In one study, Dr. Quitschke administered weekly injections of cyclodextrin-solubilized curcumin over a course of 8 months to a strain of young mice genetically designed to develop plaques before 6 months of age to determine if long-term weekly exposure of curcumins would have a effect on plaque formation. He found no evidence that it did. In a second study, he administered a four-fold higher dose twice a week for one month to older mice and recorded a reduction in plaque load of up to 70% of values in control animals. These results suggested that inhibition of plaque formation and elimination of existing plaque may require administration of curcumin more frequently than once a week, perhaps using a combination of injectable and ingestible curcumin solutions.

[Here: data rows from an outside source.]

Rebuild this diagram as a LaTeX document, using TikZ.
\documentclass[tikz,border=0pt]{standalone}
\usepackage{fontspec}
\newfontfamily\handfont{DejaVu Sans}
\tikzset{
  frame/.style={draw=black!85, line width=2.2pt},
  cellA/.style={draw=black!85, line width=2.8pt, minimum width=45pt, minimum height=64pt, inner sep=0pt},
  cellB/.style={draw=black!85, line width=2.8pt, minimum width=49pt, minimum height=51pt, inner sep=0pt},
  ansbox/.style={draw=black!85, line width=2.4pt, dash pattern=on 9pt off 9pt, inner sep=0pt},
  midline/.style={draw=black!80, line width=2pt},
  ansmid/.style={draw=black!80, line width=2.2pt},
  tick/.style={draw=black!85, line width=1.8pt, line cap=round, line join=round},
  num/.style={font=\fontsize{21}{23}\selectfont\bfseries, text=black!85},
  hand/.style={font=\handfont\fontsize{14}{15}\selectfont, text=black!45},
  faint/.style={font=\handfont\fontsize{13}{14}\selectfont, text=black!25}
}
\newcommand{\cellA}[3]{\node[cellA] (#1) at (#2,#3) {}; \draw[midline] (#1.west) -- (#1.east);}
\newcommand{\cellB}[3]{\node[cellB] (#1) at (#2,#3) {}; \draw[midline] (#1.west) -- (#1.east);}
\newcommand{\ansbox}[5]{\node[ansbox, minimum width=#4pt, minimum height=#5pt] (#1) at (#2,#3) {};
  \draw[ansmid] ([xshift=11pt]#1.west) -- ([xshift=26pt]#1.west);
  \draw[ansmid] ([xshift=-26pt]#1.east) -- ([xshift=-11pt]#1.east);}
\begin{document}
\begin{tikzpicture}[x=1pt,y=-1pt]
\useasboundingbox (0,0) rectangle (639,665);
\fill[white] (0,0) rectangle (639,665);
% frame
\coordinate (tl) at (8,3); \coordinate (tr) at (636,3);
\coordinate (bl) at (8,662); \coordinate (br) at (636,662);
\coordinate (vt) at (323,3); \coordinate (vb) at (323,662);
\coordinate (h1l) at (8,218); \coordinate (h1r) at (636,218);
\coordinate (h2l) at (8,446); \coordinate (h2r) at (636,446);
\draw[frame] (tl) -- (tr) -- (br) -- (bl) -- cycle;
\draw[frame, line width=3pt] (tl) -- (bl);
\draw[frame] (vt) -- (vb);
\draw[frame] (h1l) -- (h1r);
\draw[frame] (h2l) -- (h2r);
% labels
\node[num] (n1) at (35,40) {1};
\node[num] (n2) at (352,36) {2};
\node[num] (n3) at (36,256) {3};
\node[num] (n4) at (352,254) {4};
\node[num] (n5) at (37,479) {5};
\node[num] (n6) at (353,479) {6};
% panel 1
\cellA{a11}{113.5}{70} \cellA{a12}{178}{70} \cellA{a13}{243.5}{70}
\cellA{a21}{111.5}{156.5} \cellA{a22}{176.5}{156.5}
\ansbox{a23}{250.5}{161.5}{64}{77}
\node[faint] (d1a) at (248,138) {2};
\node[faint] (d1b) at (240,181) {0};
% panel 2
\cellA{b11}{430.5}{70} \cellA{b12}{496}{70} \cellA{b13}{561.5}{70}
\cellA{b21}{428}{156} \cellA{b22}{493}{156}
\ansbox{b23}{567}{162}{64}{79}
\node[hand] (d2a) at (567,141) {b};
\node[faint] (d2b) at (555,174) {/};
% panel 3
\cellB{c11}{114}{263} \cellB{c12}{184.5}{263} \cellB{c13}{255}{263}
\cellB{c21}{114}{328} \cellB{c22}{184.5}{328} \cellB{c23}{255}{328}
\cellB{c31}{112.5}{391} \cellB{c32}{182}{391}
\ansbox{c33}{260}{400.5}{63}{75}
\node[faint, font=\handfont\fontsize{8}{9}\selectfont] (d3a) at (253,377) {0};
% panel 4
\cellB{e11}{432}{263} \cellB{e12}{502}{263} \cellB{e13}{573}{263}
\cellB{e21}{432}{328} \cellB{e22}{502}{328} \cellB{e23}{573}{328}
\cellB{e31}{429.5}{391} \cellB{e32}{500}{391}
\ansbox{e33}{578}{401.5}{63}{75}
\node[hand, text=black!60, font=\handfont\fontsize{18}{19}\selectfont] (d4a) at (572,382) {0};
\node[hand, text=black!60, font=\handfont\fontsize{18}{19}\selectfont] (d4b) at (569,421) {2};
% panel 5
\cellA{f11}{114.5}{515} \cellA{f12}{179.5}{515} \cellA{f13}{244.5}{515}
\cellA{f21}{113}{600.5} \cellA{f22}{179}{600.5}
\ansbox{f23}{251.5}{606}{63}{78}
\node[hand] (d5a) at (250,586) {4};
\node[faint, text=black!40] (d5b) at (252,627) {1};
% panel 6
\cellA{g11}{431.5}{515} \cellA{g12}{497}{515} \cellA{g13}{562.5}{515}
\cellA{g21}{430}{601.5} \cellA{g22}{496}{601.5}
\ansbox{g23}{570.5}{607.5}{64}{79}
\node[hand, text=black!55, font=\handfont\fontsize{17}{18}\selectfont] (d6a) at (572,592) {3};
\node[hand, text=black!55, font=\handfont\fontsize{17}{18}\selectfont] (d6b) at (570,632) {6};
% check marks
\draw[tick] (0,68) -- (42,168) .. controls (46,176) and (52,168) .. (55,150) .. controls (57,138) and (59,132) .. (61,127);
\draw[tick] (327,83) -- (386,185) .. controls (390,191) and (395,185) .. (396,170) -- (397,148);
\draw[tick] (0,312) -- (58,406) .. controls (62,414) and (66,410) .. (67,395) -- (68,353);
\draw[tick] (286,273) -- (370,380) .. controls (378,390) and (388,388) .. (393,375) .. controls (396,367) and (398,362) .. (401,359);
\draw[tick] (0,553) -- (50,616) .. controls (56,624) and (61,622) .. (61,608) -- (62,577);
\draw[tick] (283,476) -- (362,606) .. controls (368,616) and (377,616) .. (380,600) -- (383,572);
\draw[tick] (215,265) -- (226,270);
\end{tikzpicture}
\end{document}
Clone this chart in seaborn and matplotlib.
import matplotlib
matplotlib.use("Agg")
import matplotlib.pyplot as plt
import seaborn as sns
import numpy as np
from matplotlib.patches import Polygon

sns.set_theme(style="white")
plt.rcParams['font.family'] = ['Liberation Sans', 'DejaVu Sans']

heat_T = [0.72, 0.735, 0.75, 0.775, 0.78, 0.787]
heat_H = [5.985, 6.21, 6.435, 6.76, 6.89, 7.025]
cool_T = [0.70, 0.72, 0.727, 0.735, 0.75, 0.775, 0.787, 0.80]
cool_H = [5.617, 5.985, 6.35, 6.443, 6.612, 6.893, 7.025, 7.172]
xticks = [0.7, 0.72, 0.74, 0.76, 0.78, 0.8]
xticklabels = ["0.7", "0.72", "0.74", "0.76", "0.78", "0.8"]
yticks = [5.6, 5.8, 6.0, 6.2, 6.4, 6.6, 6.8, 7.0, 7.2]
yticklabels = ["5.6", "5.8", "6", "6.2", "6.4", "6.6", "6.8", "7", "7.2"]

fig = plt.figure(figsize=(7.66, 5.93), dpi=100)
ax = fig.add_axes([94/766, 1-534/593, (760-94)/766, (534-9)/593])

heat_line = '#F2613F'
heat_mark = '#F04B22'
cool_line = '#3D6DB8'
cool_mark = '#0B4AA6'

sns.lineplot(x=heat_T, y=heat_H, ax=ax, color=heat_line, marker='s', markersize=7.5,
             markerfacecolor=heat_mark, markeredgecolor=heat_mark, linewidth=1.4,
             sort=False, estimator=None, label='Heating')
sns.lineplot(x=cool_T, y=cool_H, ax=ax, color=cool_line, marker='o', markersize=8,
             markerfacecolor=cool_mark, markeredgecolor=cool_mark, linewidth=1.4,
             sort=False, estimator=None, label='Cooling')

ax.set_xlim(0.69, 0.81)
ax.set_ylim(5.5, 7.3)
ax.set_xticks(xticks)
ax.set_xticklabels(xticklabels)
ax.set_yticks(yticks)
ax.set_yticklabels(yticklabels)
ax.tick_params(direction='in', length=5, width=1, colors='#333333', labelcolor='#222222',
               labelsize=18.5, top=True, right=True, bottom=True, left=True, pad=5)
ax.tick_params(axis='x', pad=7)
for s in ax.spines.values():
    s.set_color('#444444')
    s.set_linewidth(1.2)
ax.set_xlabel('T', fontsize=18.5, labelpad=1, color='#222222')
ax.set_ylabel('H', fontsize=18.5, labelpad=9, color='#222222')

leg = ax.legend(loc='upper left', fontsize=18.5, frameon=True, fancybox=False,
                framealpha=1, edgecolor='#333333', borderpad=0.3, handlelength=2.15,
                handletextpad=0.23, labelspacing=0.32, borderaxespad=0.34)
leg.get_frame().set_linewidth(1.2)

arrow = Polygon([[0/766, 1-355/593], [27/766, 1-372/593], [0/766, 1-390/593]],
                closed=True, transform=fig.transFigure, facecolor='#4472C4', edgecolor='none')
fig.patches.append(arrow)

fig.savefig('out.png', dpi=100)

While conducting these studies, Dr. Quitschke developed new information about the distribution and metabolism of injected curcuminoids in plasma and brain tissue. He found that significant levels of curcuminoids can be achieved in plasma and brain after intravenous or subcutaneous injection, with evidence of extensive binding to cells and tissues. However, the effects were transient as curcuminoids were metabolized and their products released into the circulatory system within two to four hours. 

The paper is titled “The effect of cyclodextrin-solubilized curcuminoids on amyloid plaques in Alzheimer transgenic mice: brain uptake and metabolism after intravenous and subcutaneous injection.” It was published March 28, 2013. The research was funded by a grant from the American Health Assistance Foundation.